If you want a deeper comparison, sites like Investor.gov provide helpful, unbiased explanations.

How to pick the right index funds for you

There’s no single “best” index fund—only the best fit for your situation. Here are the key factors I look at:

1. Expense ratio

This is the annual fee the fund charges. Even a small difference compounds over decades, so favor funds with lower expense ratios when possible. Big providers like Vanguard and Fidelity are known for ultra-low-cost index funds.

2. Tracking error

Tracking error shows how closely a fund follows its index. Smaller tracking error means the fund does a better job mirroring the index returns.

3. Fund size and liquidity

Larger funds tend to have better liquidity and narrower bid-ask spreads (for ETFs), which is helpful when you buy or sell.

4. Index composition

Know what the index actually holds. A “total market” index will be very different from a tech-focused index. Think about your desired exposure and risk level.

Building a simple index fund portfolio

Here’s a basic, realistic example I often recommend to friends starting out:

  • 60% Total U.S. Stock Market index fund
  • 30% Total International Stock Market index fund
  • 10% Aggregate Bond index fund

That mix balances growth potential with some stability from bonds. You can tweak the percentages based on your risk tolerance and time horizon.

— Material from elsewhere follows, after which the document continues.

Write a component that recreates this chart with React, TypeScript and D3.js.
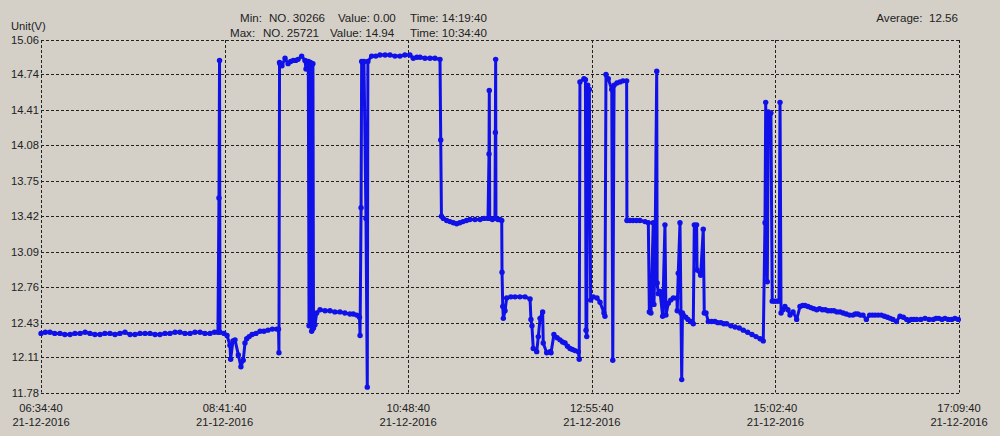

Costs beyond expense ratios

Fees sneak up in other ways: trading commissions (less common now), bid-ask spreads on ETFs, and taxes on distributions. Use resources like Morningstar to compare historical performance and fee impacts before committing.

Common mistakes to avoid

A few pitfalls I see regularly:

  • Chasing last year’s winners instead of sticking to a plan.
  • Ignoring tax-efficiency—hold taxable accounts differently than retirement accounts.
  • Over-complicating your portfolio with too many niche funds.

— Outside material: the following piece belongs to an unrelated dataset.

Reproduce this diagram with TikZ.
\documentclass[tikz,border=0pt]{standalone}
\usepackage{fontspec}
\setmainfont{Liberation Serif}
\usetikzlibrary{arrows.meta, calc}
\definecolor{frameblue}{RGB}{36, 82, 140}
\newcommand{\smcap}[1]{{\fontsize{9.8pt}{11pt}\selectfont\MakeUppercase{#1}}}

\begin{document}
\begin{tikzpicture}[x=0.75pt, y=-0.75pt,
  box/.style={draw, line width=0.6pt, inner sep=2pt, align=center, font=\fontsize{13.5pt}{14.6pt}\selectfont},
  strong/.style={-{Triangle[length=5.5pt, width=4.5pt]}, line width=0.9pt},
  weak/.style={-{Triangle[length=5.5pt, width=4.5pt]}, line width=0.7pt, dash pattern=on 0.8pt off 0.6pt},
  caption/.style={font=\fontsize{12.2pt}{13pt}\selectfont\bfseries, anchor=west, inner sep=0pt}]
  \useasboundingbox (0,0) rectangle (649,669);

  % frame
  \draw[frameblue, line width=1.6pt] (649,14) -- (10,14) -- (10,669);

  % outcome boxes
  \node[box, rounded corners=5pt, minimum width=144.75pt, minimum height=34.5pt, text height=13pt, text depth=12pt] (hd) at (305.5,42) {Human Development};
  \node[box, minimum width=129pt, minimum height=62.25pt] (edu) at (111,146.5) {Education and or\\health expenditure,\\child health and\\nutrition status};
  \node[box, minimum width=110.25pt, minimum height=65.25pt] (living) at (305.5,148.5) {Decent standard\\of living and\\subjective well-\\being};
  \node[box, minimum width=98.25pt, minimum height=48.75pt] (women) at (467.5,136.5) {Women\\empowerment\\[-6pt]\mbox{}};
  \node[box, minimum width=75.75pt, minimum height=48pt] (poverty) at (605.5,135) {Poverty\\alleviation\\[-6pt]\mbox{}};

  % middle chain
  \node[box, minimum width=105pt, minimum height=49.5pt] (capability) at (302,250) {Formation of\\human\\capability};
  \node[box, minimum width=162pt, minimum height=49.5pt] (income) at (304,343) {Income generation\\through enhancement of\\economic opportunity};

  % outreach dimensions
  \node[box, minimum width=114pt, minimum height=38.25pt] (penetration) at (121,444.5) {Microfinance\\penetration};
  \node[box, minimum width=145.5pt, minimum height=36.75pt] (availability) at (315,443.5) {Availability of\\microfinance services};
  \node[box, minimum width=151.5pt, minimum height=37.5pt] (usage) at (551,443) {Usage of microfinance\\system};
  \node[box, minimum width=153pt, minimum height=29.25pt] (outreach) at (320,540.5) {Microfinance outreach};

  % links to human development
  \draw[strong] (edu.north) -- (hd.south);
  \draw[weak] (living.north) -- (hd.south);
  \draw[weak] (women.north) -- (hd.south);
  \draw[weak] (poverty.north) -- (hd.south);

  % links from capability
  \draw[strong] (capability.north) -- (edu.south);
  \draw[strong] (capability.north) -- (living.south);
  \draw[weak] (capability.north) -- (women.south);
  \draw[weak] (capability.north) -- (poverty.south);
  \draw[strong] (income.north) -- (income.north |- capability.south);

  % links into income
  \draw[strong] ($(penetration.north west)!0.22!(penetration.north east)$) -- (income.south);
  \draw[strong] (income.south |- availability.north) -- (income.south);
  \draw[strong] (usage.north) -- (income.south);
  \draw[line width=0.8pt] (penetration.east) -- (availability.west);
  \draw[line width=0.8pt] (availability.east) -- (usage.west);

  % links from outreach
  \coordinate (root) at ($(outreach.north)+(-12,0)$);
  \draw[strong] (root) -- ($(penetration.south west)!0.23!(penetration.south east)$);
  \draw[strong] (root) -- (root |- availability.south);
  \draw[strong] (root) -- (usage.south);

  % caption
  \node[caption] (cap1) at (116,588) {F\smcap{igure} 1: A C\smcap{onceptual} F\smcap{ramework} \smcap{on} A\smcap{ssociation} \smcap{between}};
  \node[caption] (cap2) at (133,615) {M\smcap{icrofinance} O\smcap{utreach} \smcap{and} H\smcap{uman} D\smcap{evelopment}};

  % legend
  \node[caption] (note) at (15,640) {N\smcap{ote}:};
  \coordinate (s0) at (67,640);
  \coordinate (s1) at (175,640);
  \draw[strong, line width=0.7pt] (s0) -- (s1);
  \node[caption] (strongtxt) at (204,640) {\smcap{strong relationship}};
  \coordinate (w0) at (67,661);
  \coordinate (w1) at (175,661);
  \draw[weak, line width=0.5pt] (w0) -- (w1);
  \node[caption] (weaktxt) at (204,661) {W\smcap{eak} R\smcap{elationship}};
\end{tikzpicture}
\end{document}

How to get started—practical steps

  1. Set clear goals: Are you saving for retirement, a house, or short-term needs?
  2. Choose an account type: IRA, 401(k), or taxable brokerage account.
  3. Pick one or two broad index funds to start—simplicity beats perfection.
  4. Automate contributions and rebalance once a year.

Further reading and tools

If you want to dive deeper, start with official resources and fund providers. The SEC’s investor site is a great place for trustworthy basics, while providers like Vanguard and Fidelity publish fund prospectuses and performance details. For fund research and ratings, consider Morningstar.

Final thoughts

I started with a single total market index fund years ago, and what surprised me most was how little I had to do afterward. Index funds aren’t sexy, but they’re effective—and for most people, that’s exactly what matters. If you want more practical tips and examples, check out our Investing category for other beginner-friendly guides.

Remember: investing is a marathon, not a sprint. Keep costs low, stay diversified, and check in occasionally—your future self will thank you.